The variable used for the above observation is ‘tmp’.
Please help us in resolving this.
void convert(__m128 &vrz /*inout*/, int art)
unsigned int _rounding_mode;
_rounding_mode = _MM_GET_ROUNDING_MODE();
__m128 tmp, scale_vr;
const float scale = (float)((unsigned int)1<<(31-(art)));
scale_vr = _mm_set1_ps(scale);
tmp = _mm_mul_ps(vrz, scale_vr);
vrz = _mm_insert_ps(vrz, _mm_castsi128_ps(_mm_cvtps_epi32(tmp)) , ((1)<<6) | ((1)<<4));
float a =( float) -0.8;
vrz = _mm_set1_ps(a);
Eswar Reddy K
sorry display proble... below are my compiler options:
BasicRuntimeChecks : Default
AdditionalOptions : /fp:precise
FlushDenormalResultsToZero : false
At issue here may be:
float a = (float)-0.8;
Where a does not use the same rounding mode (round down). As a quick test, compile as Debug build. After setting a=, open a Memory window and examine "&a". View as unsigned 1-byte integer. You should see "205 204 76 191". Subtract 1 from the 205 to undo the round up. Had this been zero, then 0-1 produces 255 with borrow propigating to next byte (i.e. subtract 1 from next byte). There will be some cases where the exponent will need to be adjusted, but this is not necessary for this experiment.

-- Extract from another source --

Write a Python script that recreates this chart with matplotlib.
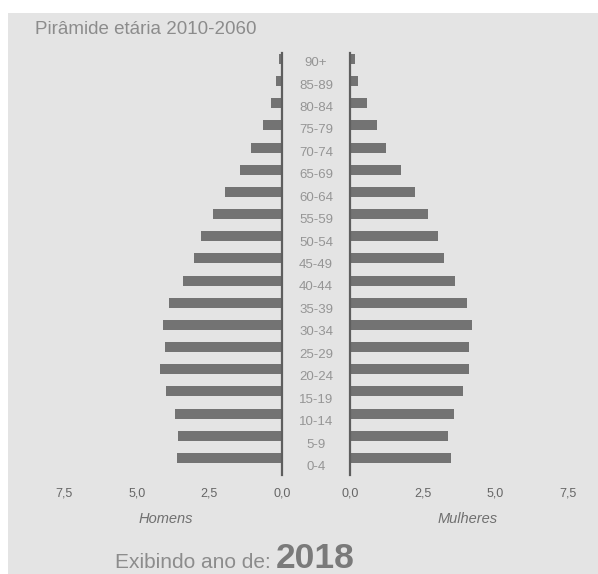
import numpy as np
import matplotlib.pyplot as plt
from matplotlib.patches import Rectangle

plt.rcParams['font.family'] = ['Liberation Sans', 'DejaVu Sans']

# age groups, youngest first
grupos = ['0-4', '5-9', '10-14', '15-19', '20-24', '25-29', '30-34', '35-39',
          '40-44', '45-49', '50-54', '55-59', '60-64', '65-69', '70-74',
          '75-79', '80-84', '85-89', '90+']
homens = [3.60, 3.57, 3.68, 4.00, 4.18, 4.04, 4.10, 3.87, 3.42, 3.02,
          2.77, 2.37, 1.95, 1.45, 1.06, 0.64, 0.38, 0.20, 0.10]
mulheres = [3.46, 3.37, 3.57, 3.87, 4.09, 4.09, 4.18, 4.03, 3.60, 3.25,
            3.01, 2.67, 2.23, 1.74, 1.25, 0.92, 0.60, 0.27, 0.17]
ticks = [0.0, 2.5, 5.0, 7.5]
ano = 2018

W, H = 598, 574
fig = plt.figure(figsize=(W / 100, H / 100), dpi=100)
fig.patch.set_facecolor('white')

bg = '#e4e4e4'
bar_c = '#737373'
txt_c = '#8c8c8c'
tick_c = '#666666'

# panel background
fig.patches.append(Rectangle((8 / W, 0), 1 - 8 / W, 1 - 13 / H,
                             transform=fig.transFigure, facecolor=bg,
                             edgecolor='none', zorder=-10))

px = 29.07  # pixels per unit on x
y0, y1 = 53, 475  # axis top/bottom in pixels
bot = 1 - y1 / H
hgt = (y1 - y0) / H

axL = fig.add_axes([40 / W, bot, (282 - 40) / W, hgt])
axR = fig.add_axes([350 / W, bot, (590 - 350) / W, hgt])
pos = np.arange(len(grupos))

for ax, vals in ((axL, homens), (axR, mulheres)):
    ax.barh(pos, vals, height=0.45, color=bar_c, zorder=2)
    ax.set_facecolor('none')
    ax.set_ylim(-0.77, 18.27)
    ax.set_yticks([])
    for s in ('top', 'bottom'):
        ax.spines[s].set_visible(False)
    ax.set_xticks(ticks)
    ax.set_xticklabels([f'{t:.1f}'.replace('.', ',') for t in ticks],
                       fontsize=9, color=tick_c)
    ax.tick_params(axis='x', length=0, pad=9)

axL.set_xlim(242 / px, 0)
axL.spines['left'].set_visible(False)
axL.spines['right'].set_color('#5e5e5e')
axL.spines['right'].set_linewidth(1.6)
axR.set_xlim(0, 240 / px)
axR.spines['right'].set_visible(False)
axR.spines['left'].set_color('#5e5e5e')
axR.spines['left'].set_linewidth(1.6)

# age labels in the middle column
axM = fig.add_axes([282 / W, bot, 68 / W, hgt])
axM.axis('off')
axM.set_ylim(-0.356, 18.45)
axM.set_xlim(0, 1)
for p, g in zip(pos, grupos):
    axM.text(0.5, p, g, ha='center', va='center', fontsize=9.5, color='#959595')

fig.text(35 / W, 1 - 30 / H, 'Pirâmide etária 2010-2060', fontsize=13.5,
         color=txt_c, va='center', ha='left')
fig.text(166 / W, 1 - 519 / H, 'Homens', fontsize=10.5, style='italic',
         color='#707070', ha='center', va='center')
fig.text(468 / W, 1 - 519 / H, 'Mulheres', fontsize=10.5, style='italic',
         color='#707070', ha='center', va='center')
fig.text(115 / W, 1 - 568 / H, 'Exibindo ano de:', fontsize=15, color=txt_c,
         ha='left', va='baseline')
fig.text(276 / W, 1 - 568 / H, str(ano), fontsize=25.5, fontweight='bold',
         color='#7a7a7a', ha='left', va='baseline')

fig.savefig('out.png', dpi=100, facecolor=fig.get_facecolor())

Once the value of a has been adjusted, continue and check the result.
For a formal fix, you will have to be careful as to how you preset your parameters that contain fractional values that cannot be precisely represented in binary. 0.1 is one such fraction as is 0.8.
The results looks ok for test cases 5 & 6.
Can please provide compiler options and other options if any for the test cases 5 & 6
Eswar Reddy K
Actually rounding is probably done by micro-operation control signal (mulps decoded into corresponding uop).It is interesting what triggers the execution of rounding mode(some control bit being set when mulps is decoded)by SIMD FPU.